Lincoln va apparaitre le plus marqué par ses problèmes de couple, se rendant fréquemment dans les boites de strip et consommant de manière frénétique les films pornographiques sur internet, cassettes et dvd.

Quand Lorraine va découvrir cette addiction, elle va encore davantage mépriser son mari, qui de toute façon considère son couple comme perdu.

La musique majoritairement rock voir punk/métal ainsi que la pornographie occupent des places dominantes dans le roman.

Le second centre d’intérêt de l’auteur se traduit par la tentative de Ponyboy pour faire sa Cheri, une actrice de films X en la fourrant dans les pattes dégoulinantes de Jabba.

Manipulée par son homme, Cheri sera en passe de franchir le Rubicon, avant de finalement se rétracter et d’échapper in sextremis au sexe monstrueusement gonflé de son partenaire, un certain Rod l’Erectile.

Assez classiquement, Bock fait se télescoper ses personnages dans une scène finale, ou Newell vicieusement attiré par asperger les gens à coup de gaz carbonique, renonce à faire de la fille au crane rasée sa nouvelle victime.

Sur cette non fin, Bock évoque le sauvetage de celle-ci, malgré bien entendu de profondes traces laissées notamment par le viol de Ponyboy dans une fourgonnette et laisse ses personnages en plan, se débattre dans leurs problèmes insondables …

En conclusion, « Les enfants de Las Vegas » est un livre jeune, moderne, dont le coté provocateur et outrancier, bousculera le lecteur voir même pourra le choquer.

Bock s’intéresse ici à la face cachée de l’astre lumineux, celui ou vivent les âmes perdues, les pauvres dans un mélange de violence, de sexe et d’énergie désespérée.

Tout ici est sale, désagréable, dérangeant …et les raisons finales d’espérer trouver une porte de sortie restent bien minces.

Outre sa noirceur, le principal reproche que je ferais au livre est sa longueur et la multiplication de passages relativement peu intéressants consacrées aux recherches de Newell avec des résultats nuls si ce n’est l’aggravation du mal être de parents.

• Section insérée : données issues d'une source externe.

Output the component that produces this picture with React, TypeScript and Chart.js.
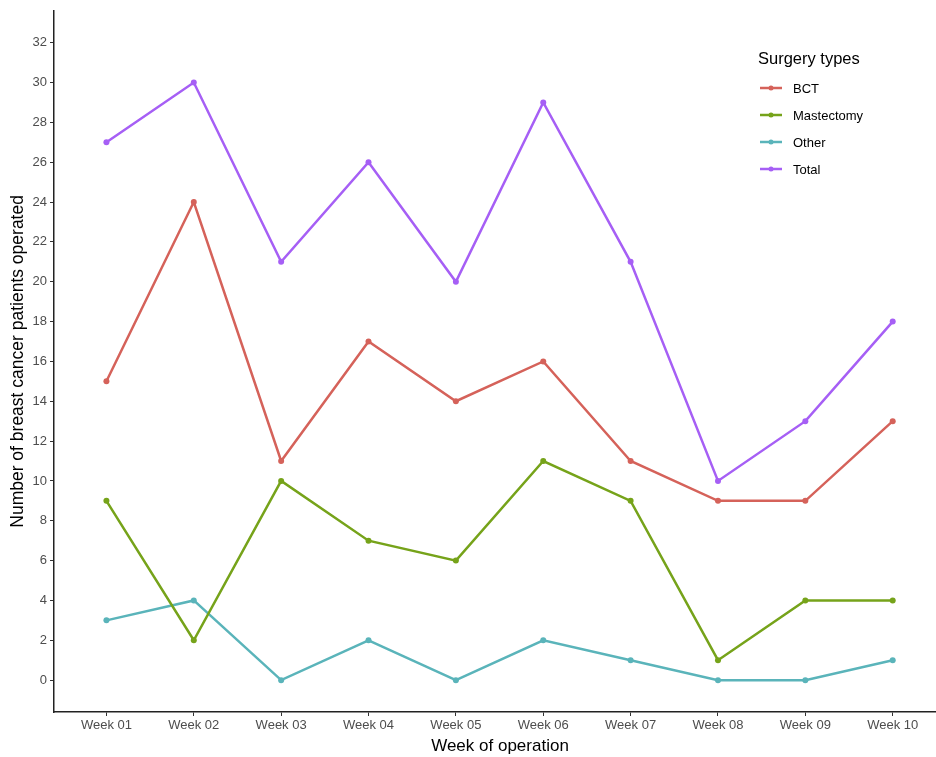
import React, { useEffect, useRef } from "react";
import { Chart, registerables } from "chart.js";

Chart.register(...registerables);

const weeks = ["Week 01", "Week 02", "Week 03", "Week 04", "Week 05", "Week 06", "Week 07", "Week 08", "Week 09", "Week 10"];
const bct = [15, 24, 11, 17, 14, 16, 11, 9, 9, 13];
const mastectomy = [9, 2, 10, 7, 6, 11, 9, 1, 4, 4];
const other = [3, 4, 0, 2, 0, 2, 1, 0, 0, 1];
const total = [27, 30, 21, 26, 20, 29, 21, 10, 13, 18];
const yTicks = [0, 2, 4, 6, 8, 10, 12, 14, 16, 18, 20, 22, 24, 26, 28, 30, 32];
const seriesNames = ["BCT", "Mastectomy", "Other", "Total"];
const seriesColors = ["#d5625a", "#76a31a", "#5ab4ba", "#a65ff5"];
const legendTitle = "Surgery types";
const xTitle = "Week of operation";
const yTitle = "Number of breast cancer patients operated";

const FONT = "'Liberation Sans', Arial, sans-serif";

const legendPlugin = {
  id: "customLegend",
  afterDraw(chart: any) {
    const ctx = chart.ctx;
    ctx.save();
    ctx.fillStyle = "#000";
    ctx.font = `16.5px ${FONT}`;
    ctx.textBaseline = "middle";
    ctx.textAlign = "left";
    ctx.fillText(legendTitle, 758, 59);
    chart.data.datasets.forEach((ds: any, i: number) => {
      const y = 88 + i * 27;
      ctx.strokeStyle = ds.borderColor;
      ctx.lineWidth = 2.5;
      ctx.beginPath();
      ctx.moveTo(760, y);
      ctx.lineTo(782, y);
      ctx.stroke();
      ctx.fillStyle = ds.borderColor;
      ctx.beginPath();
      ctx.arc(771, y, 2.5, 0, Math.PI * 2);
      ctx.fill();
      ctx.fillStyle = "#000";
      ctx.font = `13px ${FONT}`;
      ctx.fillText(ds.label, 793, y + 1);
    });
    ctx.restore();
  },
};

export default function App() {
  const ref = useRef<HTMLCanvasElement>(null);
  useEffect(() => {
    document.body.style.margin = "0";
    const series = [bct, mastectomy, other, total];
    const chart = new Chart(ref.current!, {
      type: "line",
      data: {
        datasets: series.map((s, i) => ({
          label: seriesNames[i],
          data: s.map((v, j) => ({ x: j, y: v })),
          borderColor: seriesColors[i],
          backgroundColor: seriesColors[i],
          borderWidth: 2.5,
          pointRadius: 3,
          pointBorderWidth: 0,
          tension: 0,
        })),
      },
      options: {
        animation: false,
        responsive: false,
        maintainAspectRatio: false,
        layout: { padding: { top: 10, right: 0, left: 0, bottom: 0 } },
        plugins: { legend: { display: false }, tooltip: { enabled: false } },
        scales: {
          x: {
            type: "linear",
            min: -0.6,
            max: 9.61,
            afterBuildTicks: (scale: any) => {
              scale.ticks = weeks.map((_, i) => ({ value: i }));
            },
            afterFit: (scale: any) => {
              scale.height = 45;
            },
            ticks: {
              autoSkip: false,
              maxRotation: 0,
              padding: 2,
              color: "#4d4d4d",
              font: { family: FONT, size: 13 },
              callback: (v: any) => weeks[v as number] ?? "",
            },
            grid: { drawOnChartArea: false, drawTicks: true, tickLength: 4, color: "#333" },
            border: { display: true, color: "#222", width: 1.5 },
            title: {
              display: true,
              text: xTitle,
              color: "#000",
              font: { family: FONT, size: 17 },
              padding: { top: 0, bottom: 0 },
            },
          },
          y: {
            type: "linear",
            min: -1.6,
            max: 33.6,
            afterBuildTicks: (scale: any) => {
              scale.ticks = yTicks.map((v) => ({ value: v }));
            },
            afterFit: (scale: any) => {
              scale.width = 54;
            },
            ticks: {
              padding: 3,
              color: "#4d4d4d",
              font: { family: FONT, size: 13 },
            },
            grid: { drawOnChartArea: false, drawTicks: true, tickLength: 4, color: "#333" },
            border: { display: true, color: "#222", width: 1.5 },
            title: {
              display: true,
              text: yTitle,
              color: "#000",
              font: { family: FONT, size: 17.5 },
              padding: { top: 8, bottom: 0 },
            },
          },
        },
      },
      plugins: [legendPlugin],
    });
    return () => chart.destroy();
  }, []);
  return (
    <div style={{ position: "absolute", left: 0, top: 0, width: 936, height: 757, overflow: "hidden", background: "#fff" }}>
      <canvas ref={ref} width={950} height={757} />
    </div>
  );
}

On reconnaitra donc un certain talent à Bock, qui s’est attaqué avec courage à un thème socialement difficile, et à mélangé en perdant peut être le sens des proportions le gout de la musique rock underground et la fascination pour l’industrie du sexe, jusqu’à rendre parfois son roman assez peu digeste.

A réserver donc aux amateurs de sensations fortes et aux curieux désireux de savoir ce qu’il y a derrière les rideaux et les spot lights.